- Task brief -
Select all lines with the string "Python" in them, and copy those lines.

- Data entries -
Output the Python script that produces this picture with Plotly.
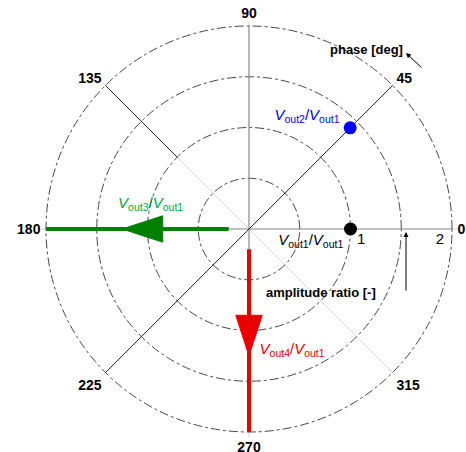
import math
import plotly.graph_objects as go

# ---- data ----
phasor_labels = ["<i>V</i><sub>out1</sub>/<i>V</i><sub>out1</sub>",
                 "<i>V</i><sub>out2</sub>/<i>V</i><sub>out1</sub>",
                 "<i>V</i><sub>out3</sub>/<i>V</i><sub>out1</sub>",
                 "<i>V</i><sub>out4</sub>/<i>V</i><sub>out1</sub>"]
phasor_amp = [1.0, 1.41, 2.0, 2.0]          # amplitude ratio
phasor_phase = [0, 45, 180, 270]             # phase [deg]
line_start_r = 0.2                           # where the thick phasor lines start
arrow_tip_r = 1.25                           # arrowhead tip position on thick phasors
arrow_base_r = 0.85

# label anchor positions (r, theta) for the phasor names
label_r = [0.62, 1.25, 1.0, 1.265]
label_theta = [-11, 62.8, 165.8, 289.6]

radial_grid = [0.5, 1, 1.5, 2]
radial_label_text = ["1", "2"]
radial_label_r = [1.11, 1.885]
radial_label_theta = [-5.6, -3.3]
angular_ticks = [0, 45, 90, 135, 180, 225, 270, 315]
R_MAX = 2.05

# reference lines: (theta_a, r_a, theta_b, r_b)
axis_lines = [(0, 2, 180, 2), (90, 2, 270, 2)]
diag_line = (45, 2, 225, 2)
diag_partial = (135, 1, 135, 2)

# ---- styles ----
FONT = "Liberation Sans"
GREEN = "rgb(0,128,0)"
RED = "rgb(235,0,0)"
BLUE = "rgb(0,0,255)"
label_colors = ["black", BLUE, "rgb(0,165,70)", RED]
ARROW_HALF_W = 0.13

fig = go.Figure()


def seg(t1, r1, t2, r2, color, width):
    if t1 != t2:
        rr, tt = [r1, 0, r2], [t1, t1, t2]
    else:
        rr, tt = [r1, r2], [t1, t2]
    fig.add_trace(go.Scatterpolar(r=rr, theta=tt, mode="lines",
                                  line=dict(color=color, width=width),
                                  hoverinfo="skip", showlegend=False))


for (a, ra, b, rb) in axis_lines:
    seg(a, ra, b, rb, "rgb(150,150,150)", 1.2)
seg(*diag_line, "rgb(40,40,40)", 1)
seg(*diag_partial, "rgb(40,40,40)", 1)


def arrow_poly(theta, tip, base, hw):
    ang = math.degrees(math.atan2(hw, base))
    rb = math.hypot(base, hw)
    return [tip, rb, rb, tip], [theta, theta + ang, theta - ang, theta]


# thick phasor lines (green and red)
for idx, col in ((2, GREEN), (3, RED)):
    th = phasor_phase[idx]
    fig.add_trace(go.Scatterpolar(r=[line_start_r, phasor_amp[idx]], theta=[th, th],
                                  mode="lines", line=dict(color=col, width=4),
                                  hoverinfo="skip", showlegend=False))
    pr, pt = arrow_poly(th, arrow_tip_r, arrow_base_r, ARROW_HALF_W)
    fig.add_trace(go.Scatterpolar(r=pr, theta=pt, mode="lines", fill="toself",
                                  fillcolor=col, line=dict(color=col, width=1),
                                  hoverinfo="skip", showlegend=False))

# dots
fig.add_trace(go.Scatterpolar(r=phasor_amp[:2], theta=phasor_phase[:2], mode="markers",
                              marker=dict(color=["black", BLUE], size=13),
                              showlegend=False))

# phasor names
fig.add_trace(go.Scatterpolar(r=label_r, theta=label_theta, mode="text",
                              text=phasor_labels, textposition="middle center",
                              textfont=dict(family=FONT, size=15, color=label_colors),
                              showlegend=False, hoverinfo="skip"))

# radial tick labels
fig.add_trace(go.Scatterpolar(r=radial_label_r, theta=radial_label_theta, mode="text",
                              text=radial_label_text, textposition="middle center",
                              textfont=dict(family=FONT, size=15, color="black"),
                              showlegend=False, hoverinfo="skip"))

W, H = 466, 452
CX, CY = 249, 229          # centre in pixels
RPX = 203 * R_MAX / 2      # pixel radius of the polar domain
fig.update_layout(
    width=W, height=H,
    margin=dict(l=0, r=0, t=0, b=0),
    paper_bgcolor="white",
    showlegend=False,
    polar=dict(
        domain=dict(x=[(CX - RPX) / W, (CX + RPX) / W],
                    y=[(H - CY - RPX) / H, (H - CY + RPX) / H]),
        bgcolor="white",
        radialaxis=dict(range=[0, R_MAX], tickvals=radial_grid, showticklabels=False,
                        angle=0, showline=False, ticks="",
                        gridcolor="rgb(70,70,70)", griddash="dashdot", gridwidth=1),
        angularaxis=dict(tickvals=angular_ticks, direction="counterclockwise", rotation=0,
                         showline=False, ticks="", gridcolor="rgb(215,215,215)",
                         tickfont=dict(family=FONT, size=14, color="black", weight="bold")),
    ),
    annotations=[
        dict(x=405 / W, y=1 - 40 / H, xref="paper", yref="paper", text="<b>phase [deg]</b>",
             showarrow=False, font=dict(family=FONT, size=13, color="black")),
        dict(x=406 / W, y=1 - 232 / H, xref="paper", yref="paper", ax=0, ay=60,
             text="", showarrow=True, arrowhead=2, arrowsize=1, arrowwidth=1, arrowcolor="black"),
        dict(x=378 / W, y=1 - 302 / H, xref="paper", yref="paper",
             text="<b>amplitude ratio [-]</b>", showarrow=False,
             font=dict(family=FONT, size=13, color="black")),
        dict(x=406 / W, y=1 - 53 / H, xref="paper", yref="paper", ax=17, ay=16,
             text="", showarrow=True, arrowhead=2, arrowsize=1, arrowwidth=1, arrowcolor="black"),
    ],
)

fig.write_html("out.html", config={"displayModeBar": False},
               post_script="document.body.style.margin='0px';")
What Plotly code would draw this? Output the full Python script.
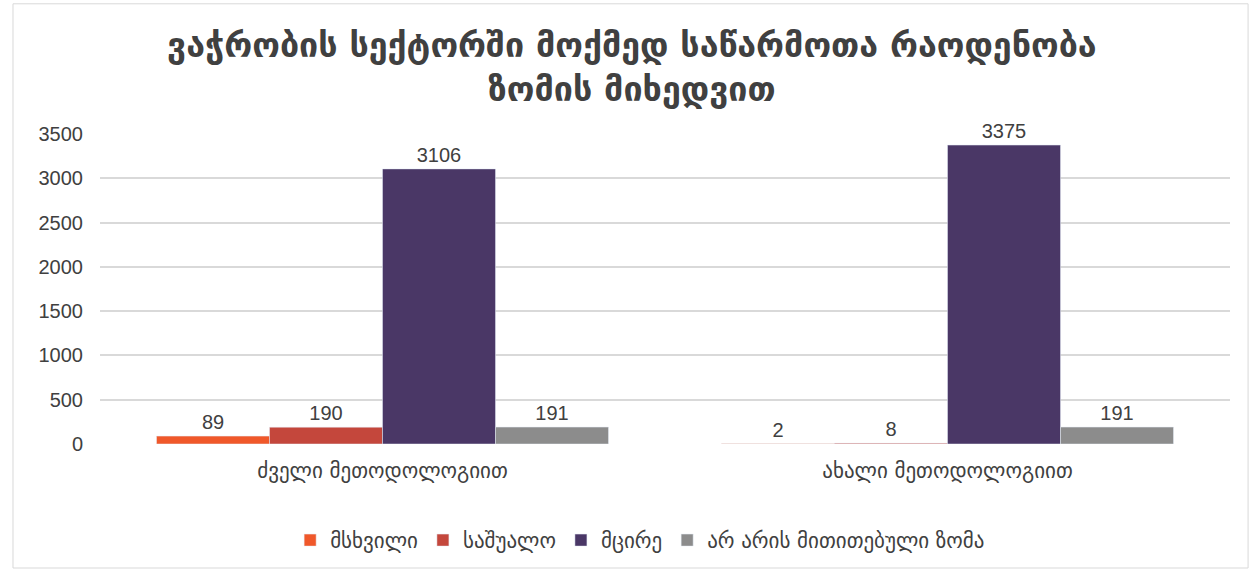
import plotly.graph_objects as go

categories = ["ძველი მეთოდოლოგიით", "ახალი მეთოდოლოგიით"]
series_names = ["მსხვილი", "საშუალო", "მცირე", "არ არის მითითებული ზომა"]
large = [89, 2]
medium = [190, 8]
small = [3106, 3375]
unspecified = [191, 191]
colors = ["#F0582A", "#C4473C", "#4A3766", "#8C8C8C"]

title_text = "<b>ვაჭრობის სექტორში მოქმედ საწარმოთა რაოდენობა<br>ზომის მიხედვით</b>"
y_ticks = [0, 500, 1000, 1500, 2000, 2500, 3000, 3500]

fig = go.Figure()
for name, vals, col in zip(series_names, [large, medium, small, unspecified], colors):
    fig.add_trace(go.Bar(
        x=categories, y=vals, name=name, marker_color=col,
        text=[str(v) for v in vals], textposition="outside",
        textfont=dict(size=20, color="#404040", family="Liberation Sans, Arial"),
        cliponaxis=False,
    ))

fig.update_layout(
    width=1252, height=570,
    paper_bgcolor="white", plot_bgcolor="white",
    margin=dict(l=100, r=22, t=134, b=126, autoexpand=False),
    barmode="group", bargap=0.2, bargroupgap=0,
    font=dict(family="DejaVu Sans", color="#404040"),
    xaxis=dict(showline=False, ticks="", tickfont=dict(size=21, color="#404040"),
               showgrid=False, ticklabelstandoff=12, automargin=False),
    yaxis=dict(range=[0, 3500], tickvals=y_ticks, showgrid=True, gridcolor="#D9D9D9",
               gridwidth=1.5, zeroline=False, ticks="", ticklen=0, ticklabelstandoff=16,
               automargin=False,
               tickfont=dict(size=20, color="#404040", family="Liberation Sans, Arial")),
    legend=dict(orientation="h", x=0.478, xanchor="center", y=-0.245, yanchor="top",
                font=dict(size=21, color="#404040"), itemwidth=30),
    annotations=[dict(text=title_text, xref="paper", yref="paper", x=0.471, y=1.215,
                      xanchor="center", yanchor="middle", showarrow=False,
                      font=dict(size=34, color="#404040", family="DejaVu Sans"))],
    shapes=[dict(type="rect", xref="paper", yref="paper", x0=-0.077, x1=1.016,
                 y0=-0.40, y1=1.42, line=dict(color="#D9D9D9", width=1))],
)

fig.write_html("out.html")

- Correct result -
Output the Python script that produces this picture with Plotly.
What Plotly code would draw this? Output the full Python script.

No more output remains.